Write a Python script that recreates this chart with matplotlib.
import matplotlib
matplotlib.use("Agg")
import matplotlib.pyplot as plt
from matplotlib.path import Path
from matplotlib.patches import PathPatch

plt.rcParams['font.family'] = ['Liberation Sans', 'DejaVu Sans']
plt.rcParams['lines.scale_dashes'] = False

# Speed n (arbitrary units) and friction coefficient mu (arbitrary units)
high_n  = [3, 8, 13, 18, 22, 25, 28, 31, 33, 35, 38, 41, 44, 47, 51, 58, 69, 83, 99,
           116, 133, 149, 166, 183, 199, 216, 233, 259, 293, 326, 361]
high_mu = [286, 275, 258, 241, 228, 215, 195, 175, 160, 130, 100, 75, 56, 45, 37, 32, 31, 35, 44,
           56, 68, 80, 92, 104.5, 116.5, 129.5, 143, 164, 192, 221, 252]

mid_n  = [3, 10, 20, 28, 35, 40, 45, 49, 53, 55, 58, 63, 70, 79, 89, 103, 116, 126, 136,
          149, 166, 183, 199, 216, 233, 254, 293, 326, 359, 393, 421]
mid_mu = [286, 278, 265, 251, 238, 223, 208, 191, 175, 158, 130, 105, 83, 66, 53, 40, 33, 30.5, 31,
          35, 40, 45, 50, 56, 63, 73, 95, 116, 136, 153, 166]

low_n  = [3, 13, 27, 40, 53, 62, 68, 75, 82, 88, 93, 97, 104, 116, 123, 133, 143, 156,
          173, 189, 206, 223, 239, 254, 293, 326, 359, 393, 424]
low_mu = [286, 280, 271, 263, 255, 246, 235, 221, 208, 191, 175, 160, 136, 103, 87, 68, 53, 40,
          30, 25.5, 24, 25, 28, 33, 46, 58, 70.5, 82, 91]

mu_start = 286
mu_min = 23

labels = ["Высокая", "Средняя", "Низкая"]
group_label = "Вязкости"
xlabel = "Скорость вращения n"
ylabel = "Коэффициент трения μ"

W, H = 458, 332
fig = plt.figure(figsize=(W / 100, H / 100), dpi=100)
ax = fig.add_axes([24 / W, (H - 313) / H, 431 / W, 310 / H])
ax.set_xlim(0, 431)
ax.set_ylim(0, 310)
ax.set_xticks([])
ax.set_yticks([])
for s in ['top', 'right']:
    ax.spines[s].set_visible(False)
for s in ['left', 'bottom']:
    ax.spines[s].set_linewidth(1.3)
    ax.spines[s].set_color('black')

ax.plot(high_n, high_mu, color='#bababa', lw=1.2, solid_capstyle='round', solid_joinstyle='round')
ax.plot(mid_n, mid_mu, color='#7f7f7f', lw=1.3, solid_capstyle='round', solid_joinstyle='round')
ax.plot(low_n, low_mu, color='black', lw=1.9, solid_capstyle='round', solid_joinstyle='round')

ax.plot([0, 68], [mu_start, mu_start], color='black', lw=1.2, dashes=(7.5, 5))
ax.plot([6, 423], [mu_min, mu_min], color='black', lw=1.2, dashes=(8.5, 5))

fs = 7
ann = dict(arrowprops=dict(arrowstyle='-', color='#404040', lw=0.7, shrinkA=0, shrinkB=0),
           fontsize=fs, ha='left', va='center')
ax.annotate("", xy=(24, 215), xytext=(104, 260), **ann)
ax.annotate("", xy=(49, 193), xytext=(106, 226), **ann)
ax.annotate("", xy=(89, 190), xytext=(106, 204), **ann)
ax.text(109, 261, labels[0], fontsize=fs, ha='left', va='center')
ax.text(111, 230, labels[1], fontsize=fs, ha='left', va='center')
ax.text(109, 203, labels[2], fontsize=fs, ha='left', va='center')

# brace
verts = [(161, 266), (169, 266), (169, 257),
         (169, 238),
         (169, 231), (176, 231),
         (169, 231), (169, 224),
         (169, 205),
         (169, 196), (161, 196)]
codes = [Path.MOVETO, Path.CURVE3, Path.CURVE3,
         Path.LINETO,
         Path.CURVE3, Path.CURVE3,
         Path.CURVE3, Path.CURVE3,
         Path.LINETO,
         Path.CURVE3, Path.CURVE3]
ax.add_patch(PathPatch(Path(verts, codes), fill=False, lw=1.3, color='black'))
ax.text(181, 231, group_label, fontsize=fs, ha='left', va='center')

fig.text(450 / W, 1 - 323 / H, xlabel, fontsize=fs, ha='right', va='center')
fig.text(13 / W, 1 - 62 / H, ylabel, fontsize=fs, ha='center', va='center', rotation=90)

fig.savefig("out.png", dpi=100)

::::

Exercise goal
Using the data above, repeat every line exactly.

Answer in full
Write a Python script that recreates this chart with matplotlib.
import matplotlib
matplotlib.use("Agg")
import matplotlib.pyplot as plt
from matplotlib.path import Path
from matplotlib.patches import PathPatch

plt.rcParams['font.family'] = ['Liberation Sans', 'DejaVu Sans']
plt.rcParams['lines.scale_dashes'] = False

# Speed n (arbitrary units) and friction coefficient mu (arbitrary units)
high_n  = [3, 8, 13, 18, 22, 25, 28, 31, 33, 35, 38, 41, 44, 47, 51, 58, 69, 83, 99,
           116, 133, 149, 166, 183, 199, 216, 233, 259, 293, 326, 361]
high_mu = [286, 275, 258, 241, 228, 215, 195, 175, 160, 130, 100, 75, 56, 45, 37, 32, 31, 35, 44,
           56, 68, 80, 92, 104.5, 116.5, 129.5, 143, 164, 192, 221, 252]

mid_n  = [3, 10, 20, 28, 35, 40, 45, 49, 53, 55, 58, 63, 70, 79, 89, 103, 116, 126, 136,
          149, 166, 183, 199, 216, 233, 254, 293, 326, 359, 393, 421]
mid_mu = [286, 278, 265, 251, 238, 223, 208, 191, 175, 158, 130, 105, 83, 66, 53, 40, 33, 30.5, 31,
          35, 40, 45, 50, 56, 63, 73, 95, 116, 136, 153, 166]

low_n  = [3, 13, 27, 40, 53, 62, 68, 75, 82, 88, 93, 97, 104, 116, 123, 133, 143, 156,
          173, 189, 206, 223, 239, 254, 293, 326, 359, 393, 424]
low_mu = [286, 280, 271, 263, 255, 246, 235, 221, 208, 191, 175, 160, 136, 103, 87, 68, 53, 40,
          30, 25.5, 24, 25, 28, 33, 46, 58, 70.5, 82, 91]

mu_start = 286
mu_min = 23

labels = ["Высокая", "Средняя", "Низкая"]
group_label = "Вязкости"
xlabel = "Скорость вращения n"
ylabel = "Коэффициент трения μ"

W, H = 458, 332
fig = plt.figure(figsize=(W / 100, H / 100), dpi=100)
ax = fig.add_axes([24 / W, (H - 313) / H, 431 / W, 310 / H])
ax.set_xlim(0, 431)
ax.set_ylim(0, 310)
ax.set_xticks([])
ax.set_yticks([])
for s in ['top', 'right']:
    ax.spines[s].set_visible(False)
for s in ['left', 'bottom']:
    ax.spines[s].set_linewidth(1.3)
    ax.spines[s].set_color('black')

ax.plot(high_n, high_mu, color='#bababa', lw=1.2, solid_capstyle='round', solid_joinstyle='round')
ax.plot(mid_n, mid_mu, color='#7f7f7f', lw=1.3, solid_capstyle='round', solid_joinstyle='round')
ax.plot(low_n, low_mu, color='black', lw=1.9, solid_capstyle='round', solid_joinstyle='round')

ax.plot([0, 68], [mu_start, mu_start], color='black', lw=1.2, dashes=(7.5, 5))
ax.plot([6, 423], [mu_min, mu_min], color='black', lw=1.2, dashes=(8.5, 5))

fs = 7
ann = dict(arrowprops=dict(arrowstyle='-', color='#404040', lw=0.7, shrinkA=0, shrinkB=0),
           fontsize=fs, ha='left', va='center')
ax.annotate("", xy=(24, 215), xytext=(104, 260), **ann)
ax.annotate("", xy=(49, 193), xytext=(106, 226), **ann)
ax.annotate("", xy=(89, 190), xytext=(106, 204), **ann)
ax.text(109, 261, labels[0], fontsize=fs, ha='left', va='center')
ax.text(111, 230, labels[1], fontsize=fs, ha='left', va='center')
ax.text(109, 203, labels[2], fontsize=fs, ha='left', va='center')

# brace
verts = [(161, 266), (169, 266), (169, 257),
         (169, 238),
         (169, 231), (176, 231),
         (169, 231), (169, 224),
         (169, 205),
         (169, 196), (161, 196)]
codes = [Path.MOVETO, Path.CURVE3, Path.CURVE3,
         Path.LINETO,
         Path.CURVE3, Path.CURVE3,
         Path.CURVE3, Path.CURVE3,
         Path.LINETO,
         Path.CURVE3, Path.CURVE3]
ax.add_patch(PathPatch(Path(verts, codes), fill=False, lw=1.3, color='black'))
ax.text(181, 231, group_label, fontsize=fs, ha='left', va='center')

fig.text(450 / W, 1 - 323 / H, xlabel, fontsize=fs, ha='right', va='center')
fig.text(13 / W, 1 - 62 / H, ylabel, fontsize=fs, ha='center', va='center', rotation=90)

fig.savefig("out.png", dpi=100)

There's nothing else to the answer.